Bin Laden paused to see if I had listened to his careful, if frighteningly exclusive history lesson. “The Saudi people have remembered now what the ulema told them and they realise America is the main reason for their problems... the ordinary man knows that his country is the largest oil producer in the world yet at the same time he is suffering from taxes and bad services. Now the people understand the speeches of the ulemas in the mosques – that our country has become an American colony. What happened in Riyadh and al-Khobar is clear evidence of the huge anger of Saudi people against America. The Saudis now know their real enemy is America.” The overthrow of the Saudi regime and the eviction of US forces from the kingdom were one and the same for Bin Laden. He was claiming that the real religious leadership of Saudi Arabia – among whom he clearly saw himself – was an inspiration to Saudis, that Saudis themselves would drive out the Americans, that Saudis – hitherto regarded as a rich and complacent people – might strike at the United States. Could this be true?

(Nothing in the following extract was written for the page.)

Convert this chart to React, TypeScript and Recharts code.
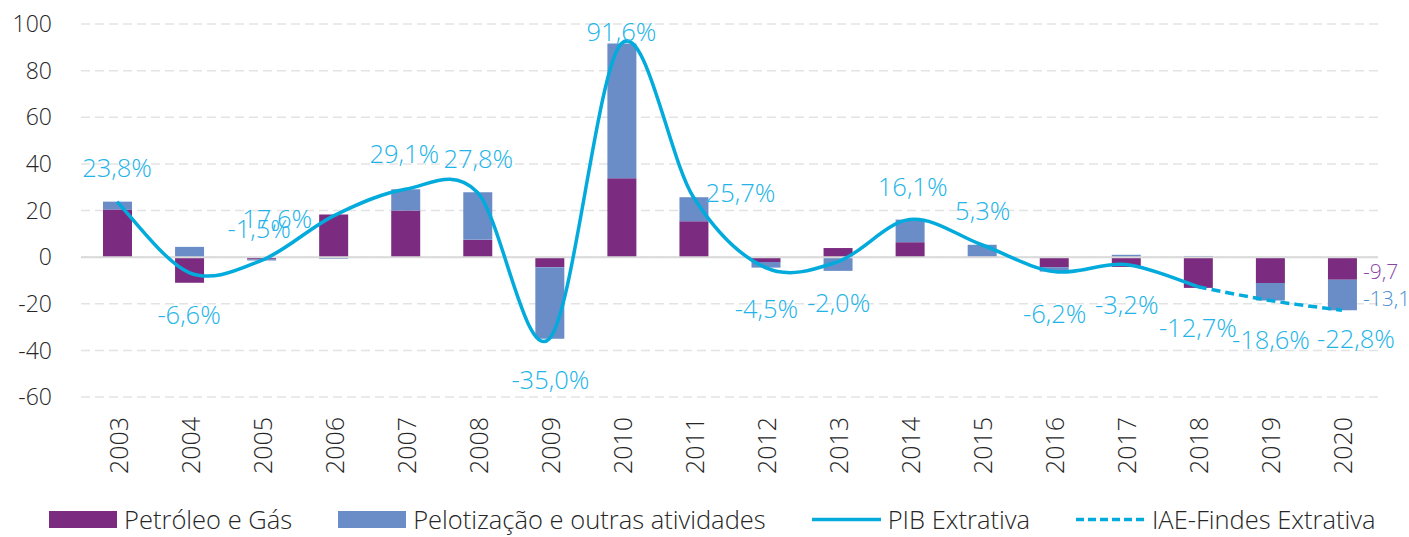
import React from 'react';
import {
  ComposedChart,
  Bar,
  Line,
  XAxis,
  YAxis,
  CartesianGrid,
  ReferenceLine,
  LabelList,
} from 'recharts';

// ---------- data ----------
const years = [
  '2003', '2004', '2005', '2006', '2007', '2008', '2009', '2010', '2011',
  '2012', '2013', '2014', '2015', '2016', '2017', '2018', '2019', '2020',
];
const petroleoGas = [
  20.4, -11.0, -1.0, 18.3, 20.0, 7.4, -4.3, 33.8, 15.4,
  -2.1, 3.9, 6.4, 0.2, -4.3, -4.2, -13.2, -11.1, -9.7,
];
const pelotizacao = [
  3.4, 4.4, -0.5, -0.7, 9.1, 20.4, -30.7, 57.8, 10.3,
  -2.4, -5.9, 9.7, 5.1, -1.9, 1.0, 0.5, -7.5, -13.1,
];
const pibExtrativa: (number | null)[] = [
  23.8, -6.6, -1.5, 17.6, 29.1, 27.8, -35.0, 91.6, 25.7,
  -4.5, -2.0, 16.1, 5.3, -6.2, -3.2, -12.7, null, null,
];
const iaeFindes: (number | null)[] = [
  null, null, null, null, null, null, null, null, null,
  null, null, null, null, null, null, -12.7, -18.6, -22.8,
];
const yTicks = [-60, -40, -20, 0, 20, 40, 60, 80, 100];

// label placement relative to the point (dx, dy) in px
const labelOffsets: Record<string, [number, number]> = {
  '2003': [0, -35], '2004': [0, 41], '2005': [-2, -33], '2006': [-56, 2],
  '2007': [-1, -36], '2008': [1, -34], '2009': [1, 40], '2010': [0, -13],
  '2011': [47, -5], '2012': [1, 40], '2013': [1, 40], '2014': [3, -34],
  '2015': [1, -35], '2016': [1, 41], '2017': [1, 39], '2018': [0, 40],
  '2019': [1, 39], '2020': [14, 28],
};

const data = years.map((y, i) => ({
  year: y,
  petroleo: petroleoGas[i],
  pelot: pelotizacao[i],
  pib: pibExtrativa[i],
  iae: iaeFindes[i],
}));

// ---------- styles ----------
const FONT = "'Open Sans', 'Noto Sans', sans-serif";
const C_PURPLE = '#7B2C80';
const C_BLUE = '#6A8DC8';
const C_LINE = '#02ABDC';
const C_LABEL = '#22B4E8';
const C_TEXT = '#262626';

// Excel-like smoothed curve (Catmull-Rom bezier) as a d3 curve factory
const excelSmooth: any = (context: any) => {
  let pts: [number, number][] = [];
  return {
    areaStart() {},
    areaEnd() {},
    lineStart() {
      pts = [];
    },
    lineEnd() {
      if (!pts.length) return;
      context.moveTo(pts[0][0], pts[0][1]);
      for (let i = 0; i < pts.length - 1; i++) {
        const p0 = pts[i - 1] || pts[i];
        const p1 = pts[i];
        const p2 = pts[i + 1];
        const p3 = pts[i + 2] || p2;
        context.bezierCurveTo(
          p1[0] + (p2[0] - p0[0]) / 6,
          p1[1] + (p2[1] - p0[1]) / 6,
          p2[0] - (p3[0] - p1[0]) / 6,
          p2[1] - (p3[1] - p1[1]) / 6,
          p2[0],
          p2[1]
        );
      }
    },
    point(x: number, y: number) {
      pts.push([+x, +y]);
    },
  };
};

const fmt = (v: number) => v.toFixed(1).replace('.', ',') + '%';

const makePctLabel = (skip: (i: number) => boolean) => (props: any) => {
  const { x, y, value, index } = props;
  if (value == null || skip(index)) return null;
  const [dx, dy] = labelOffsets[years[index]] || [0, -35];
  return (
    <text
      x={x + dx}
      y={y + dy}
      textAnchor="middle"
      dominantBaseline="central"
      fill={C_LABEL}
      fontSize={25.5}
      fontFamily={FONT}
      fontWeight={300}
    >
      {fmt(value)}
    </text>
  );
};

const makeBarEndLabel = (color: string) => (props: any) => {
  const { x, y, width, height, value, index } = props;
  if (index !== years.length - 1 || value == null) return null;
  return (
    <text
      x={x + width + 6}
      y={y + height / 2 + 3}
      textAnchor="start"
      dominantBaseline="central"
      fill={color}
      fontSize={21}
      fontFamily={FONT}
      fontWeight={300}
    >
      {String(value).replace('.', ',')}
    </text>
  );
};

const YearTick = (props: any) => {
  const { x, y, payload } = props;
  const ty = y + 20;
  return (
    <text
      x={x}
      y={ty}
      transform={`rotate(-90 ${x} ${ty})`}
      textAnchor="end"
      dy="0.42em"
      fill={C_TEXT}
      fontSize={25}
      fontFamily={FONT}
      fontWeight={300}
    >
      {payload.value}
    </text>
  );
};

const legendItems = [
  { label: 'Petróleo e Gás', kind: 'rect', color: C_PURPLE },
  { label: 'Pelotização e outras atividades', kind: 'rect', color: C_BLUE },
  { label: 'PIB Extrativa', kind: 'line', color: C_LINE },
  { label: 'IAE-Findes Extrativa', kind: 'dash', color: C_LINE },
];

export default function App() {
  return (
    <div
      style={{
        position: 'absolute',
        left: 0,
        top: 0,
        width: 1409,
        height: 537,
        background: '#fff',
        fontFamily: FONT,
        overflow: 'hidden',
      }}
    >
      <ComposedChart
        width={1409}
        height={537}
        data={data}
        stackOffset="sign"
        margin={{ top: 24, right: 31, bottom: 60, left: 0 }}
      >
        <CartesianGrid
          horizontal
          vertical={false}
          stroke="#E3E3E3"
          strokeWidth={1.5}
          strokeDasharray="9 5"
        />
        <XAxis
          dataKey="year"
          axisLine={false}
          tickLine={false}
          tickSize={0}
          tickMargin={0}
          height={80}
          interval={0}
          tick={<YearTick />}
        />
        <YAxis
          domain={[-60, 100]}
          ticks={yTicks}
          axisLine={false}
          tickLine={false}
          tickSize={0}
          tickMargin={29}
          width={81}
          tick={{ fill: C_TEXT, fontSize: 23, fontFamily: FONT, fontWeight: 300 }}
        />
        <Bar
          dataKey="petroleo"
          stackId="a"
          fill={C_PURPLE}
          barSize={29}
          isAnimationActive={false}
        >
          <LabelList dataKey="petroleo" content={makeBarEndLabel('#8A47A6')} />
        </Bar>
        <Bar
          dataKey="pelot"
          stackId="a"
          fill={C_BLUE}
          barSize={29}
          isAnimationActive={false}
        >
          <LabelList dataKey="pelot" content={makeBarEndLabel('#4A8ED0')} />
        </Bar>
        <ReferenceLine y={0} stroke="#D9D9D9" strokeWidth={2} />
        <Line
          dataKey="pib"
          type={excelSmooth}
          stroke={C_LINE}
          strokeWidth={3.5}
          dot={false}
          activeDot={false}
          isAnimationActive={false}
        >
          <LabelList dataKey="pib" content={makePctLabel(() => false)} />
        </Line>
        <Line
          dataKey="iae"
          type={excelSmooth}
          stroke={C_LINE}
          strokeWidth={3.5}
          strokeDasharray="9 5"
          dot={false}
          activeDot={false}
          isAnimationActive={false}
        >
          <LabelList dataKey="iae" content={makePctLabel((i) => i < 16)} />
        </Line>
      </ComposedChart>
      <div
        style={{
          position: 'absolute',
          left: 49,
          top: 505,
          height: 28,
          display: 'flex',
          alignItems: 'center',
          gap: 46,
          whiteSpace: 'nowrap',
        }}
      >
        {legendItems.map((it) => (
          <div key={it.label} style={{ display: 'flex', alignItems: 'center', gap: 7 }}>
            {it.kind === 'rect' ? (
              <div style={{ width: 68, height: 17, background: it.color }} />
            ) : (
              <svg width={69} height={17} style={{ display: 'block' }}>
                <line
                  x1={0}
                  y1={8.5}
                  x2={69}
                  y2={8.5}
                  stroke={it.color}
                  strokeWidth={3.5}
                  strokeDasharray={it.kind === 'dash' ? '8 4' : undefined}
                />
              </svg>
            )}
            <span style={{ fontSize: 25.5, color: C_TEXT, fontWeight: 300, lineHeight: '28px' }}>
              {it.label}
            </span>
          </div>
        ))}
      </div>
    </div>
  );
}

Bin Laden sometimes stopped speaking for all of 60 seconds in order to reflect on his words. Most Arabs, faced with a reporter's question, would say the first thing that came into their heads for fear that they would appear ignorant if they did not. Bin Laden was different. He was alarming because he was possessed of that quality which leads men to war: total self-conviction.

Bin Laden had asked me – a routine of every Palestinian under occupation – if Europeans did not resist occupation during the Second World War. I told him no Europeans would accept this argument over Saudi Arabia – because the Nazis killed millions of Europeans yet the Americans had never murdered a single Saudi. Such a parallel was historically and morally wrong. Bin Laden did not agree. “We as Muslims have a strong feeling that binds us together... We feel for our brothers in Palestine and Lebanon... When 60 Jews are killed inside Palestine” – he was talking about Palestinian suicide bombings in Israel – “all the world gathers within seven days to criticise this action, while the deaths of 600,000 Iraqi children did not receive the same reaction.” It was Bin Laden's first reference to Iraq and to the United Nations sanctions that were to result, according to UN officials themselves, in the death of more than half a million children. “Killing those Iraqi children is a crusade against Islam,” Bin Laden said. “We, as Muslims, do not like the Iraqi regime but we think that the Iraqi people and their children are our brothers and we care about their future.” It was the first time I heard him use the word “crusade”.

***

For some time, there had been a steadily growing thunderstorm to the east of Bin Laden's camp and we could see the bright orange flash of lightning over the mountains on the Pakistan border. But Bin Laden thought this might be artillery fire, the continuation of the inter-mujahedin battles that had damaged his spirit after the anti-Soviet war. He was growing uneasy. He broke off his conversation to pray. Then, on the straw mat, several young and armed men served dinner – plates of yoghurt and cheese and Afghan naan bread and more tea. Bin Laden sat between his sons, silent, eyes on his food.

I said to Bin Laden that Afghanistan was the only country left to him after his exile in Sudan. He agreed. “The safest place in the world for me is Afghanistan.” It was the only place, I repeated, in which he could campaign against the Saudi government. Bin Laden and several of his Arab fighters burst into laughter. “There are other places,” he replied. Did he mean Tajikistan? I asked. Or Uzbekistan? Kazakhstan? “There are several places where we have friends and close brothers – we can find refuge and safety in them.” I told Bin Laden he was already a hunted man. “Danger is a part of our life,” he snapped back.

He began talking to his men about amniya, security, and repeatedly looked towards those flashes in the sky. Now the thunder did sound like gunfire. I tried to ask one more question. What kind of Islamic state would Bin Laden wish to see? Would thieves and murderers still have their hands or heads cut off in his Islamic sharia state, just as they do in Saudi Arabia today? There came an unsatisfactory reply. “Islam is a complete religion for every detail of life. If a man is a real Muslim and commits a crime, he can only be happy if he is justly punished. This is not cruelty. The origin of these punishments comes from God through the Prophet Mohamed, peace be upon him.” Dissident Osama bin Laden may be, but moderate never. I asked permission to take his photograph, and while he debated this with his companions I scribbled into my notebook the words I would use in the last paragraph of my report on our meeting: “Osama bin Laden believes he now represents the most formidable enemy of the Saudi regime and of the American presence in the Gulf. Both are probably right to regard him as such.” I was underestimating the man.

Yes, he said, I could take his picture. I opened my camera and allowed his armed guards to watch me as I threaded a film into the spool. Without warning, Bin Laden moved his head back and the faintest smile moved over his face, along with that self-conviction and that ghost of vanity which I found so disturbing. He called his sons Omar and Saad and they sat beside him as I took more pictures and Bin Laden turned into the proud father, the family man, the Arab at home.

Then his anxiety returned. The thunder was continuous now and it was mixed with the patter of rifle fire. I should go, he urged, and I realised that what he meant was that he must go, that it was time for him to return to the fastness of Afghanistan. When we shook hands, he was already looking for the guards who would take him away.